● **Task objective**
Line by line, repeat the data below exactly, beginning at the first line and ending at the line with "(11,12) -- (1175,12);". Omit pictures.

● **Supplied data**

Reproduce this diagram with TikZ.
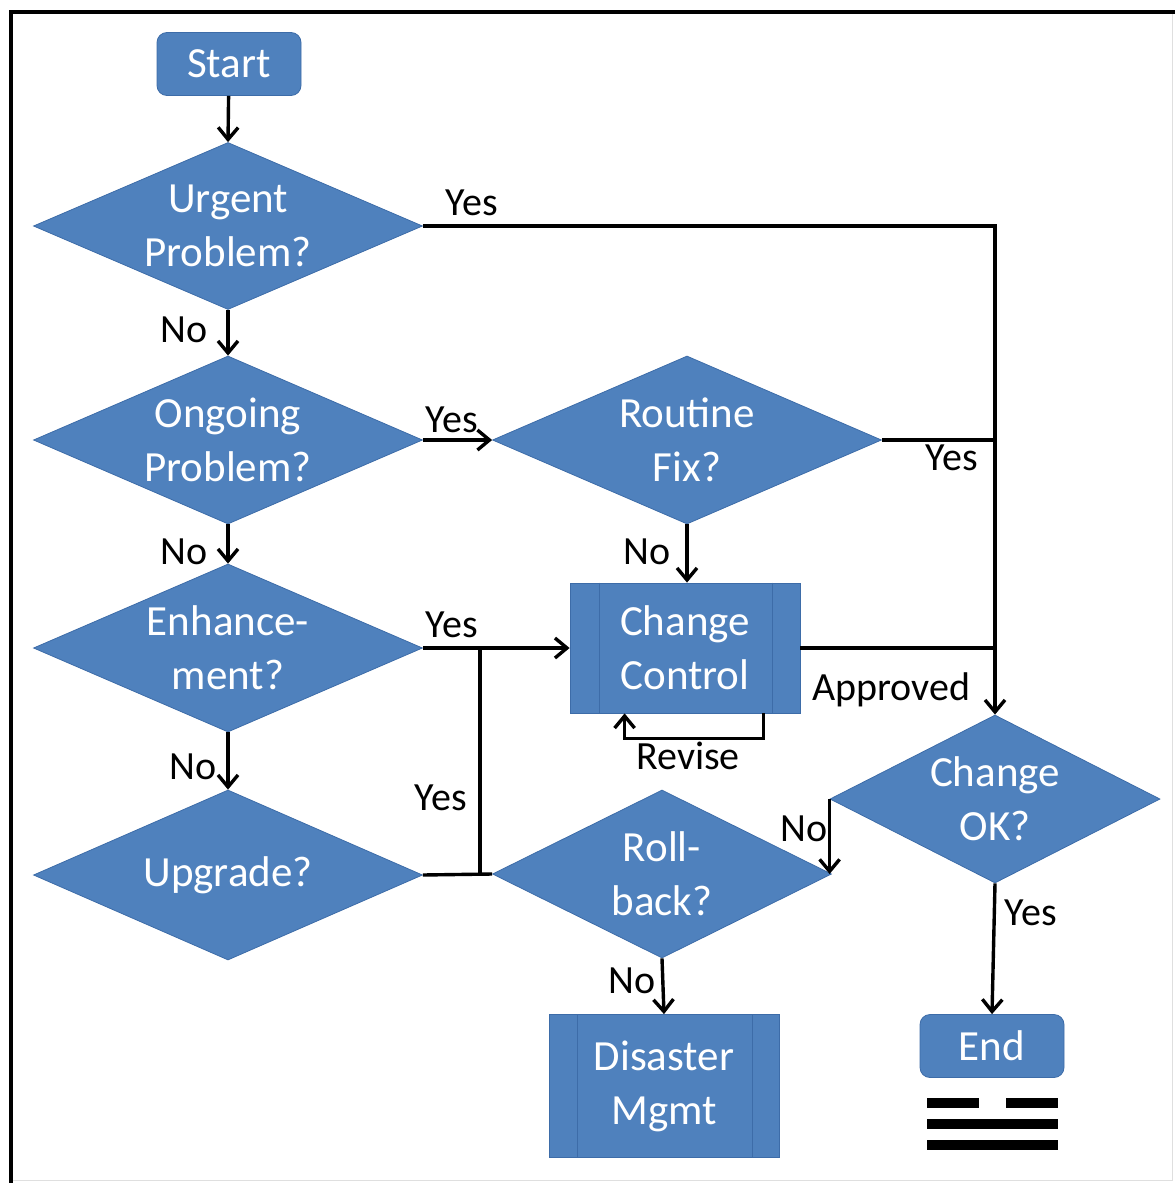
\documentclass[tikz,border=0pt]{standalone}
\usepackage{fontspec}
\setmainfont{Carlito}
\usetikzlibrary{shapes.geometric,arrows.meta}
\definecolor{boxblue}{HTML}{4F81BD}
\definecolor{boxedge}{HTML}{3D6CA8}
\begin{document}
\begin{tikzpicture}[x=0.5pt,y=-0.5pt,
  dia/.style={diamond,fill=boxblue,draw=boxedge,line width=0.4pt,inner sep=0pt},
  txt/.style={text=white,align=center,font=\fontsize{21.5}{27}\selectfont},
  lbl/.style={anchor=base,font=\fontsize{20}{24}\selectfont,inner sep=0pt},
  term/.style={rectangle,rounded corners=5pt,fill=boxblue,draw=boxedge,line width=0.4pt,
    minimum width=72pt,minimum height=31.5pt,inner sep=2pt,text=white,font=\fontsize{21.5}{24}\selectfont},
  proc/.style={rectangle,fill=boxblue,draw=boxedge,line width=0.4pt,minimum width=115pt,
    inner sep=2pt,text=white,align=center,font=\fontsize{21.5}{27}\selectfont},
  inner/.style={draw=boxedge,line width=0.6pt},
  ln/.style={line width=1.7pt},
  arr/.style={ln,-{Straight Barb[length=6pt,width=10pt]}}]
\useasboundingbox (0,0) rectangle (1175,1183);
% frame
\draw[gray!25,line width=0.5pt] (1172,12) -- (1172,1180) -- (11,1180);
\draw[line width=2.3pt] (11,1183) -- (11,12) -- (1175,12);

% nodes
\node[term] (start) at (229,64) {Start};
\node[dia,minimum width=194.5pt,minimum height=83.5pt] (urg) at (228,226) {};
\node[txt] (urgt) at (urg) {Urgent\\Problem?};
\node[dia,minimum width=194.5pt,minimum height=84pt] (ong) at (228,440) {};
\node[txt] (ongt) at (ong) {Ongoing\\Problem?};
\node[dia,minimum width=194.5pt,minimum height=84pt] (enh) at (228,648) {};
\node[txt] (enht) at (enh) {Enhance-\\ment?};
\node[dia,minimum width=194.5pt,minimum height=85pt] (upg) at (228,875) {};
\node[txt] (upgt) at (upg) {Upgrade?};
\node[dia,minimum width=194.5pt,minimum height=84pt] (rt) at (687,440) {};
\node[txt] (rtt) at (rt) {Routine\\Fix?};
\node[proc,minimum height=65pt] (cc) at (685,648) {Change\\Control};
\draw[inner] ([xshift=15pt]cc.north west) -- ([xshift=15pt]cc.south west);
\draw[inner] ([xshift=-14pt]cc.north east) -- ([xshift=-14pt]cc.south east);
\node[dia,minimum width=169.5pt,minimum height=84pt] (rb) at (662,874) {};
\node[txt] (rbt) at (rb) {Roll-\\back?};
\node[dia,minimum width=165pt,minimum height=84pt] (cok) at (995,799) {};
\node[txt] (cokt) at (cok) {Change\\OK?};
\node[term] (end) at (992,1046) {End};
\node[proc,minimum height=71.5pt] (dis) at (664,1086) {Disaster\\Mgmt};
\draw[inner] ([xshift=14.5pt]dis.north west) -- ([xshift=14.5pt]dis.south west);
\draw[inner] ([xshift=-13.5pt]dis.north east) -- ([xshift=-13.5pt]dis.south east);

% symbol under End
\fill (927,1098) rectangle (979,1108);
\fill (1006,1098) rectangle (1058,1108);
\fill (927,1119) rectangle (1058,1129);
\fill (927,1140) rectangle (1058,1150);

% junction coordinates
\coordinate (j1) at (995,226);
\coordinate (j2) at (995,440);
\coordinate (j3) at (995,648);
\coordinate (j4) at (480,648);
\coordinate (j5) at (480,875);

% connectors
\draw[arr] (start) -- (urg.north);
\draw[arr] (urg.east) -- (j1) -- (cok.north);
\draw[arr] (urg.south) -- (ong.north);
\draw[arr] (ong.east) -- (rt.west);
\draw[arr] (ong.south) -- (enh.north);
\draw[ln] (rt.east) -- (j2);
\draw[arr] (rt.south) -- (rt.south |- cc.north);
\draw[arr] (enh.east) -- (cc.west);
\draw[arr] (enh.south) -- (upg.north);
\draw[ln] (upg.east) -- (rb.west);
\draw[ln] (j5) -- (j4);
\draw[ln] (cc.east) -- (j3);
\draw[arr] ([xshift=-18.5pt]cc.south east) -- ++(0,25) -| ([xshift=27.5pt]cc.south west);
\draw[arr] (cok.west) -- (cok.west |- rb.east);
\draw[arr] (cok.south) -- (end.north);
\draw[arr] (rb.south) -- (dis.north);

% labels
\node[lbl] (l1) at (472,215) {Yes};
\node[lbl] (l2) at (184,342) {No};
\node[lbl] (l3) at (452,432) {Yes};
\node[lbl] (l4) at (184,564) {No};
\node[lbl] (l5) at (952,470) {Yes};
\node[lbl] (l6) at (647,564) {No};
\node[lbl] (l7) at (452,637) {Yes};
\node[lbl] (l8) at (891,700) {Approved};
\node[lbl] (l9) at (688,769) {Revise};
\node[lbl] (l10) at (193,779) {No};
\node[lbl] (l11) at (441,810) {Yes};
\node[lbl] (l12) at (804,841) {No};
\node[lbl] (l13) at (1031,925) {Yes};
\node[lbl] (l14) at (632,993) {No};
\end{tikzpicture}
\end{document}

● **Task output**
Reproduce this diagram with TikZ.
\documentclass[tikz,border=0pt]{standalone}
\usepackage{fontspec}
\setmainfont{Carlito}
\usetikzlibrary{shapes.geometric,arrows.meta}
\definecolor{boxblue}{HTML}{4F81BD}
\definecolor{boxedge}{HTML}{3D6CA8}
\begin{document}
\begin{tikzpicture}[x=0.5pt,y=-0.5pt,
  dia/.style={diamond,fill=boxblue,draw=boxedge,line width=0.4pt,inner sep=0pt},
  txt/.style={text=white,align=center,font=\fontsize{21.5}{27}\selectfont},
  lbl/.style={anchor=base,font=\fontsize{20}{24}\selectfont,inner sep=0pt},
  term/.style={rectangle,rounded corners=5pt,fill=boxblue,draw=boxedge,line width=0.4pt,
    minimum width=72pt,minimum height=31.5pt,inner sep=2pt,text=white,font=\fontsize{21.5}{24}\selectfont},
  proc/.style={rectangle,fill=boxblue,draw=boxedge,line width=0.4pt,minimum width=115pt,
    inner sep=2pt,text=white,align=center,font=\fontsize{21.5}{27}\selectfont},
  inner/.style={draw=boxedge,line width=0.6pt},
  ln/.style={line width=1.7pt},
  arr/.style={ln,-{Straight Barb[length=6pt,width=10pt]}}]
\useasboundingbox (0,0) rectangle (1175,1183);
% frame
\draw[gray!25,line width=0.5pt] (1172,12) -- (1172,1180) -- (11,1180);
\draw[line width=2.3pt] (11,1183) -- (11,12) -- (1175,12);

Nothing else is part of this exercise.